# PROMPT
Your task is to transcribe, without alteration, the lines from the top of the material below through the line bearing "var FONT = 'Liberation", inclusive.

┌─ RAW DATA

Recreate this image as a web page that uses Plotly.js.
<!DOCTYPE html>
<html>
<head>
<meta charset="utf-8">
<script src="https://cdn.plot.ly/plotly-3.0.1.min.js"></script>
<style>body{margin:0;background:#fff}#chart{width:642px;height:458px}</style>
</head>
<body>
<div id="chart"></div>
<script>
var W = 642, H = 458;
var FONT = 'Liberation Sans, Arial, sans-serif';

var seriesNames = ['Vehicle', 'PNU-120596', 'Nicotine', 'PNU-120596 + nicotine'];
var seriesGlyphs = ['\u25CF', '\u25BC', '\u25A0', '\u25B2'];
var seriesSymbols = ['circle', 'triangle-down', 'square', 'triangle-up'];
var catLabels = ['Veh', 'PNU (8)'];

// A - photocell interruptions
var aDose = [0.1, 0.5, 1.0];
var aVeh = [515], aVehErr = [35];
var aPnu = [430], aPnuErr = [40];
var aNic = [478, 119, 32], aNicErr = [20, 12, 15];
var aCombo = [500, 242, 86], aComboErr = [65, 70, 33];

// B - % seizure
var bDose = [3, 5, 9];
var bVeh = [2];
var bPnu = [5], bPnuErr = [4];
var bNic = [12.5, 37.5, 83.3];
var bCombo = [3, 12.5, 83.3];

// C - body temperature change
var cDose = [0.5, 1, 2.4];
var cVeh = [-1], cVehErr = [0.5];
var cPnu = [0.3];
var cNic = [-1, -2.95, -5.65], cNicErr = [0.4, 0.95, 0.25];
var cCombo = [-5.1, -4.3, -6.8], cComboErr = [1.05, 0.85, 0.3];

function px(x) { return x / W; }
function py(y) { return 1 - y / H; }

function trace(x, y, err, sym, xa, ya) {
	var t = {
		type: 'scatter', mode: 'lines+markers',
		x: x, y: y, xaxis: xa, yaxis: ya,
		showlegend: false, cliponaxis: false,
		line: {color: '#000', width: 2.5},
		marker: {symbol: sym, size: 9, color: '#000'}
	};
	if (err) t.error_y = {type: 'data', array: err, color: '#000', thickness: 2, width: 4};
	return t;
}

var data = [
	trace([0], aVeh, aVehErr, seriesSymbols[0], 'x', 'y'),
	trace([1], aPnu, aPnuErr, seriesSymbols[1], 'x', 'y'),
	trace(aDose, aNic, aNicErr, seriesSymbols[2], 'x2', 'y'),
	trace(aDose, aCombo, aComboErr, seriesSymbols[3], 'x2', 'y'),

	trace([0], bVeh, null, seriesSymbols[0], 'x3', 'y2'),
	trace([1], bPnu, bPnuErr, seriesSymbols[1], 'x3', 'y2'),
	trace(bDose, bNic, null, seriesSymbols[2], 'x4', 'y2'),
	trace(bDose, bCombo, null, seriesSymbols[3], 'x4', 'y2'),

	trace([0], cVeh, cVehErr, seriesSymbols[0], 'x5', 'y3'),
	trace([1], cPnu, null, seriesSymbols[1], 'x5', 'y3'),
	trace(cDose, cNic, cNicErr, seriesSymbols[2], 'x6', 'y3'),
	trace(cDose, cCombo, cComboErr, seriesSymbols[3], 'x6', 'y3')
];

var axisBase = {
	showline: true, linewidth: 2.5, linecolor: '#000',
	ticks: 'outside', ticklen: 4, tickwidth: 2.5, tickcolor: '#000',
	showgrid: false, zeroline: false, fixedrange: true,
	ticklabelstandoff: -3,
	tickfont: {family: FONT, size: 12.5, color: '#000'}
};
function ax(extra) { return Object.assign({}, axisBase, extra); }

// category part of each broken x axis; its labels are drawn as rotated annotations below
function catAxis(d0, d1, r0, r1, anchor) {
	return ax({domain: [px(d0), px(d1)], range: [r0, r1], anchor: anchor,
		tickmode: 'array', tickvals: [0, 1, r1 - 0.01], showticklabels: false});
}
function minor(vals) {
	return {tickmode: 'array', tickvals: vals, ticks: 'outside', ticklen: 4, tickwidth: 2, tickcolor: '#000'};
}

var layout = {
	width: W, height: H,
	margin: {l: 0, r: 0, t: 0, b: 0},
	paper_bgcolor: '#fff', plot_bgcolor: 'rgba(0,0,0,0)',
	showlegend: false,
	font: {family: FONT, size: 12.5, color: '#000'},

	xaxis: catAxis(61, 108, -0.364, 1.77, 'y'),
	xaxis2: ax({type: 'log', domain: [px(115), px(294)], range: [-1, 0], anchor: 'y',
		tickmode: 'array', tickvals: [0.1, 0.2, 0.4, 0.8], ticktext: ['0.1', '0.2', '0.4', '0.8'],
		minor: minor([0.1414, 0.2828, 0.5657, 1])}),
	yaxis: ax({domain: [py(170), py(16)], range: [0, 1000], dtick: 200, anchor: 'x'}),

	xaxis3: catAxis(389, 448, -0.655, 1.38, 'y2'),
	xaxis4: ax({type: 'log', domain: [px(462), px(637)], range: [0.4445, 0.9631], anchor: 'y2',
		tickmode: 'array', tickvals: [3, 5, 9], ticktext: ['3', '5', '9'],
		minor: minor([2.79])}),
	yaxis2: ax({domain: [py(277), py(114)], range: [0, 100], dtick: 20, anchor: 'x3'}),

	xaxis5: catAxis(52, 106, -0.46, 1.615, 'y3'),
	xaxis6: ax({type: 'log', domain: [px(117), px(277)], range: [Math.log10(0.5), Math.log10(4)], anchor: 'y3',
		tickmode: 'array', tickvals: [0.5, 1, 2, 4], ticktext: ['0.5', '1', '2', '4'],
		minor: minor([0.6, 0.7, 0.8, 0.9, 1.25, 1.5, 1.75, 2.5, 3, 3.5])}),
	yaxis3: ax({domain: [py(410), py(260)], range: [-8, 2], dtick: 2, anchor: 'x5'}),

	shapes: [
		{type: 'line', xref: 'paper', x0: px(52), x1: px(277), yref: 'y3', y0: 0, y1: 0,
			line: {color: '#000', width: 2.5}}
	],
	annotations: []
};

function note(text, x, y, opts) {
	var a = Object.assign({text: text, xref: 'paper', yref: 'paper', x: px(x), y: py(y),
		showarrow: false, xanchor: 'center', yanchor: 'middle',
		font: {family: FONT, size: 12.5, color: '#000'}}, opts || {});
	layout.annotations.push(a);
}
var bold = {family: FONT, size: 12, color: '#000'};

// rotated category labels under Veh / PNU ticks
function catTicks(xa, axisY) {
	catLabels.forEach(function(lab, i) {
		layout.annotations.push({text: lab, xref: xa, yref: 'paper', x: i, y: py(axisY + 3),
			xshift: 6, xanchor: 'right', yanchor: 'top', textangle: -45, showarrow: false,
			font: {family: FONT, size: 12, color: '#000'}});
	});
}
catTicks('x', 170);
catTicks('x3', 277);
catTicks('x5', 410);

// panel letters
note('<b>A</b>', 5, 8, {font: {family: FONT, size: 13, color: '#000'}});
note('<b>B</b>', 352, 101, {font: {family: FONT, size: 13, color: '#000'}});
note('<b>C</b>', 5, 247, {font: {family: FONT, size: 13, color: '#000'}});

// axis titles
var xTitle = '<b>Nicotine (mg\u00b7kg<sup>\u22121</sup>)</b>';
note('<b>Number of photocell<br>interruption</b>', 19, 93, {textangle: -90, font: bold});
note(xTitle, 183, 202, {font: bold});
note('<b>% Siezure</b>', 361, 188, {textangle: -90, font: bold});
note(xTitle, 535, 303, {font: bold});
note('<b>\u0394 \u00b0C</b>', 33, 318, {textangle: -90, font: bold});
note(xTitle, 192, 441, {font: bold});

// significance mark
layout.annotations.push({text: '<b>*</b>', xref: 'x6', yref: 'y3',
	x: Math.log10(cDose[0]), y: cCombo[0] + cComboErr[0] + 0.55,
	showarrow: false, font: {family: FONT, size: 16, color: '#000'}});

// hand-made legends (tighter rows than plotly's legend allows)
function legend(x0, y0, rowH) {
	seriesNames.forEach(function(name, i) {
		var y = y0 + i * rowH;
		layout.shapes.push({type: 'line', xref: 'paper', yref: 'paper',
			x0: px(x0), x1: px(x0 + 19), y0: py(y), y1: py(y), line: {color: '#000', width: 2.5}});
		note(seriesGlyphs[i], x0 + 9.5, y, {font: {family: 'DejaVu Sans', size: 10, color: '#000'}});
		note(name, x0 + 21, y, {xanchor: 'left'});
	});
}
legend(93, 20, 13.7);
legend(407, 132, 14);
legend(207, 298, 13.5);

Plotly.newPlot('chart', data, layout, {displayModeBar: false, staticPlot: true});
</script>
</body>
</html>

└─

# SOLVED EXERCISE
Recreate this image as a web page that uses Plotly.js.
<!DOCTYPE html>
<html>
<head>
<meta charset="utf-8">
<script src="https://cdn.plot.ly/plotly-3.0.1.min.js"></script>
<style>body{margin:0;background:#fff}#chart{width:642px;height:458px}</style>
</head>
<body>
<div id="chart"></div>
<script>
var W = 642, H = 458;
var FONT = 'Liberation Sans, Arial, sans-serif';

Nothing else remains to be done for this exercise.